Mais, au delà de ces erreurs de gouvernance, ce double échec des préfets est inquiétant. Si l'organisation de débats n'a jamais fait partie de leur mission, et si l'on peut penser que la leur confier était, dès l'origine un vice de forme, on ne peut dire tout à fait de même du plan de vaccination. Après tout, si pandémie il y avait eu, il aurait été dans leur rôle d'organiser les soins. Or, nous en avons aujourd'hui la preuve : ils en auraient été incapables. Leur lettre de mission leur demandait "d'établir un plan départemental de vaccination, de désigner un chef de projet, de constituer auprès de lui une équipe opérationnelle départementale et de mettre en place un comité de pilotage." J'imagine qu'ils l'ont fait. Mais pour quel résultat?

Cet échec mériterait que l'on se pose plusieurs questions :
- est-ce la méthode telle que la proposait cette circulaire qui était mauvaise?
- est-ce les acteurs qui ont résisté (on peut imaginer que des préfets aient traîné des pieds devant des instructions qui leur paraissaient inadaptées, même si ce n'est pas dans la culture de ce corps),
- est-ce que le turnover rapide des préfets a désorganisé ce corps, comme cela avait été le cas aux Antilles lors des grandes grèves de 2008?
- est-ce le tissu administratif qui a fait défaut? On peut penser que les choses se seraient mieux passées si les préfets avaient confié l'organisation de cette campagne de vaccination aux professionnels de santé…
- est-ce, enfin, l'organisation administrative elle-même qui n'est plus adaptée à une société qui a beaucoup changé?

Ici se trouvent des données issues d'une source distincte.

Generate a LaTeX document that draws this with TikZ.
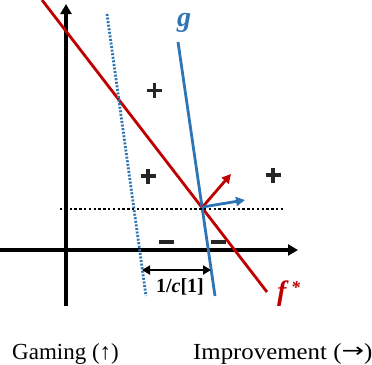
\documentclass[tikz,border=0pt]{standalone}
\usepackage{fontspec}
\setmainfont{Liberation Serif}
\newfontfamily\arrowfont{DejaVu Sans}
\usetikzlibrary{arrows.meta}
\definecolor{myred}{RGB}{192,0,0}
\definecolor{myblue}{RGB}{46,117,182}
\begin{document}
\begin{tikzpicture}[x=1pt,y=-1pt,
  axis/.style={line width=3.2pt,black,-{Triangle[length=10pt,width=11pt]}},
  redline/.style={line width=2.8pt,myred},
  blueline/.style={line width=2.8pt,myblue},
  bluedot/.style={line width=2.8pt,myblue,dash pattern=on 2pt off 1.6pt},
  blackdot/.style={line width=2.6pt,black,dash pattern=on 2.4pt off 2.4pt},
  signline/.style={line width=3.8pt,black!85},
  lbl/.style={font=\fontsize{23}{26}\selectfont,inner sep=0pt},
  mathlbl/.style={font=\fontsize{28}{28}\selectfont\bfseries\itshape,inner sep=0pt}]
\useasboundingbox (0,0) rectangle (372,364);
% axes
\coordinate (ybot) at (66,306);
\coordinate (ytop) at (66,4);
\coordinate (xl) at (0,250);
\coordinate (xr) at (298,250);
\draw[axis] (ybot) -- (ytop);
\draw[axis] (xl) -- (xr);
% lines
\coordinate (ftop) at (42,0);
\coordinate (fbot) at (267,292);
\draw[redline] (ftop) -- (fbot);
\coordinate (gtop) at (178,42);
\coordinate (gbot) at (215,296);
\draw[blueline] (gtop) -- (gbot);
\coordinate (dtop) at (107,14);
\coordinate (dbot) at (146,296);
\draw[bluedot] (dtop) -- (dbot);
\coordinate (hl) at (60,209);
\coordinate (hr) at (284,209);
\draw[blackdot] (hl) -- (hr);
% arrows at intersection
\coordinate (P) at (202.5,207);
\coordinate (rtip) at (231,174);
\coordinate (btip) at (245,200);
\draw[redline,-{Triangle[length=9pt,width=9pt]}] (P) -- (rtip);
\draw[blueline,-{Triangle[length=9pt,width=9pt]}] (P) -- (btip);
% distance
\coordinate (da) at (142,270);
\coordinate (db) at (211,270);
\draw[line width=2.8pt,{Triangle[length=8pt,width=9pt]}-{Triangle[length=8pt,width=9pt]}] (da) -- (db);
\node[inner sep=0pt,anchor=base,font=\fontsize{20}{20}\selectfont\bfseries] (dist) at (180,292) {1/\textit{c}[1]};
% labels
\node[mathlbl,text=myblue,anchor=base] (glab) at (184,27) {g};
\node[mathlbl,text=myred,anchor=base west] (flab) at (277,300) {f\,\raisebox{0.5ex}{\fontsize{18}{18}\selectfont *}};
% signs
\coordinate (p1) at (154.5,90.5);
\coordinate (p2) at (148,176);
\coordinate (p3) at (273,175);
\foreach \c in {p1,p2,p3}{
  \draw[signline] ([xshift=-7.5pt]\c) -- ([xshift=7.5pt]\c);
  \draw[signline] ([yshift=-7.5pt]\c) -- ([yshift=7.5pt]\c);
}
\coordinate (m1) at (166.5,242.3);
\coordinate (m2) at (218,242.3);
\foreach \c in {m1,m2}{
  \draw[signline] ([xshift=-7.5pt]\c) -- ([xshift=7.5pt]\c);
}
% bottom labels
\node[lbl,anchor=base west] (gam) at (12,359) {Gaming (↑)};
\node[lbl,anchor=base west] (imp) at (193,359) {\scalebox{1.08}[1]{Improvement (\raisebox{0.1ex}{\scalebox{1.25}[1]{\arrowfont\fontsize{20}{20}\selectfont →}})}};
\end{tikzpicture}
\end{document}
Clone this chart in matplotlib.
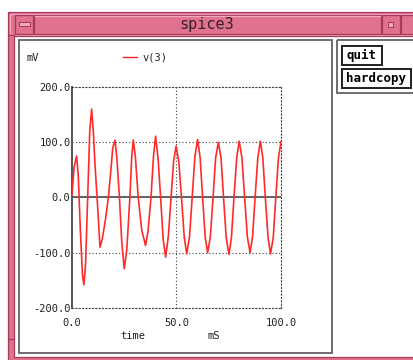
import matplotlib
matplotlib.use("Agg")
import matplotlib.pyplot as plt
from matplotlib.patches import Rectangle

# transient of v(3), mS / mV
t_ms = [0.0, 1.0, 2.2, 3.0, 4.0, 5.0, 5.7, 6.5, 7.5, 8.5, 9.4, 10.2, 11.0, 12.0,
        13.4, 14.5, 16.0, 17.4, 18.5, 19.5, 20.6, 21.5, 22.7, 23.8, 25.0, 26.2,
        27.7, 28.6, 29.3, 30.3, 31.7, 33.4, 35.2, 36.4, 37.8, 39.0, 40.0, 41.2,
        42.4, 43.6, 44.8, 46.1, 47.4, 48.6, 49.8, 51.1, 52.4, 53.7, 54.9, 56.2,
        57.5, 58.8, 60.1, 61.3, 62.5, 63.7, 64.9, 66.2, 67.5, 68.7, 70.0, 71.3,
        72.5, 73.8, 75.1, 76.3, 77.5, 78.8, 80.0, 81.3, 82.6, 83.9, 85.2, 86.4,
        87.6, 88.9, 90.1, 91.3, 92.5, 93.8, 95.0, 96.3, 97.5, 98.8, 100.0]
v_mV = [5, 55, 75, 40, -60, -140, -158, -120, 0, 120, 160, 120, 60, 0,
        -90, -75, -40, 0, 45, 90, 104, 70, 0, -80, -129, -95,
        0, 75, 104, 75, 0, -60, -87, -60, 0, 75, 111, 70,
        0, -75, -108, -70, 0, 65, 93, 65, 0, -72, -102, -72,
        0, 74, 105, 72, 0, -71, -100, -71, 0, 71, 100, 72,
        0, -73, -103, -72, 0, 72, 102, 72, 0, -71, -100, -71,
        0, 72, 102, 72, 0, -72, -102, -72, 0, 72, 101]

y_ticks = [-200, -100, 0, 100, 200]
y_labels = ["-200.0", "-100.0", "0.0", "100.0", "200.0"]
x_ticks = [0, 50, 100]
x_labels = ["0.0", "50.0", "100.0"]

W, H = 414, 360
PINK = "#e0728f"
LIGHT = "#f3a9bd"
DARK = "#a8385c"
MONO = "DejaVu Sans Mono"

fig = plt.figure(figsize=(W / 100, H / 100), dpi=100)
fig.patch.set_facecolor("white")

# window chrome drawn in pixel coordinates
bg = fig.add_axes([0, 0, 1, 1])
bg.set_xlim(0, W)
bg.set_ylim(H, 0)
bg.axis("off")


def box(x0, y0, x1, y1, fc="none", ec="none", lw=0.72, z=1):
    bg.add_patch(Rectangle((x0, y0), x1 - x0, y1 - y0, facecolor=fc,
                           edgecolor=ec, linewidth=lw, zorder=z))


# frame around the window
box(8, 12, W + 2, H + 2, fc=PINK, ec=DARK, lw=0.9)
box(10, 13.5, W + 2, 35, fc=PINK, ec=LIGHT, lw=0.9)
box(14, 36, W + 2, 357, fc="white", ec=DARK, lw=0.9, z=2)
# menu button and title bar
box(15, 14.5, 33, 34, fc=PINK, ec=DARK, lw=0.9, z=2)
box(19, 22, 30, 26, fc=LIGHT, ec=DARK, lw=0.7, z=3)
box(34, 14.5, 381, 34, fc=PINK, ec=DARK, lw=0.9, z=2)
bg.plot([35, 380], [15.5, 15.5], color=LIGHT, lw=0.9, zorder=3)
box(382, 14.5, 400, 34, fc=PINK, ec=DARK, lw=0.9, z=2)
box(388.5, 22, 393, 26.5, fc=LIGHT, ec=DARK, lw=0.7, z=3)
box(401, 14.5, W + 2, 34, fc=PINK, ec=DARK, lw=0.9, z=2)
bg.plot([8, 14], [35, 35], color=DARK, lw=0.9, zorder=3)
bg.plot([8, 14], [339, 339], color=DARK, lw=0.9, zorder=3)
bg.text(207, 24.5, "spice3", family=MONO, fontsize=11, color="#3a2028",
        ha="center", va="center", zorder=4)

# plot panel and button panel
box(19, 40, 332, 353, ec="#6e6e6e", lw=1.4, z=3)
box(337, 40, W + 5, 93, ec="#6e6e6e", lw=1.4, z=3)
box(342, 46, 382, 65, ec="#202020", lw=1.4, z=3)
box(342, 69, 411, 88, ec="#202020", lw=1.4, z=3)
bg.text(362, 55.5, "quit", family=MONO, fontsize=9, weight="bold",
        ha="center", va="center", zorder=4)
bg.text(376.5, 78.5, "hardcopy", family=MONO, fontsize=9, weight="bold",
        ha="center", va="center", zorder=4)

# axis captions and legend
small = dict(family=MONO, fontsize=7.5, color="#202020", zorder=4)
bg.text(33, 58, "mV", ha="center", va="center", **small)
bg.plot([123, 137], [57, 57], color="#ff2020", lw=1.0, zorder=4)
bg.text(143, 58, "v(3)", ha="left", va="center", **small)
bg.text(133, 336, "time", ha="center", va="center", **small)
bg.text(214, 336, "mS", ha="center", va="center", **small)

# data axes
ax = fig.add_axes([72 / W, 1 - 308 / H, 209 / W, 221 / H])
ax.set_zorder(5)
ax.patch.set_alpha(0)
ax.set_xlim(0, 100)
ax.set_ylim(-200, 200)

ax.plot(t_ms, v_mV, color="#ff2a2a", lw=1.2, zorder=3)
ax.axhline(0, color="#606060", lw=1.4, zorder=2)
for y in (-100, 100):
    ax.axhline(y, color="#404040", lw=0.8, ls=(0, (1, 2)), zorder=1)
ax.axvline(50, color="#404040", lw=0.8, ls=(0, (1, 2)), zorder=1)

for side in ("top", "right", "bottom"):
    ax.spines[side].set_linestyle((0, (1, 2)))
    ax.spines[side].set_linewidth(0.8)
    ax.spines[side].set_color("#404040")
ax.spines["left"].set_color("#555555")
ax.spines["left"].set_linewidth(1.4)

ax.set_yticks(y_ticks)
ax.set_yticklabels(y_labels, family=MONO, fontsize=7.5, color="#202020")
ax.set_xticks(x_ticks)
ax.set_xticklabels(x_labels, family=MONO, fontsize=7.5, color="#202020")
ax.tick_params(axis="y", length=0, pad=1)
ax.tick_params(axis="x", length=0, pad=7)

fig.savefig("out.png", dpi=100)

vendredi, janvier 08, 2010

Seguin : que d'émotions!

Est-ce parce qu'elle a pris tout le monde par surprise? La mort de Philippe Seguin a suscité des réactions étranges, presque excessives, entre un Fillon au bord des larmes, une Martine Aubry, presque aussi émue (il est vrai qu'elle avait travaillé avec lui au Ministère des Affaires Sociales) et une planquée d'élus de tous bords qui n'en pouvaient plus de tresser les louanges d'un homme dont le regard lourdement souligné de cernes, le rire tonitruant, les gestes d'agacement et les colères à peine rentrées m'ont, personnellement, souvent mis mal à l'aise.

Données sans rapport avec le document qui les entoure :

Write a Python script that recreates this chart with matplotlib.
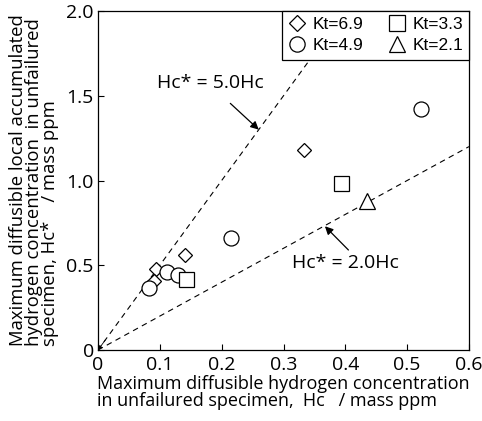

Oserais-je le dire? Son alliance avec Pasqua, son gaullisme d'avant-hier, sa saga familiale si souvent mise en avant (par lui ou par d'autres, je l'ignore) m'incitaient à ne pas trop me fier à un homme dont je savais pourtant qu'il avait, lors du débat sur Maastricht avec Mitterrand, fait preuve de retenue face à un adversaire au bout de ses forces quand d'autres en auraient profité.

Mais au delà de ces réserves personnelles, c'est la puissance de ces réactions qui m'a étonné ou, plutôt, la capacité des journalistes à les susciter, à les faire sortir de l'espace privé où elles se déploient d'ordinaire pour en faire une scène de théâtre à la Rousseau ou une peinture à la Greuze. La mort d'un homme politique honorable est un spectacle où chacun joue son rôle : le bouleversé (Fillon), le distant (Juppé), le raisonnable (Emanuelli), le tragique (Pasqua)… Parions que dans quelques années on trouvera tout cela un peu indécent. A moins que la théâtralisation de la vie politique s'accentuant, on ne trouve tout cela bien fade. Allez savoir.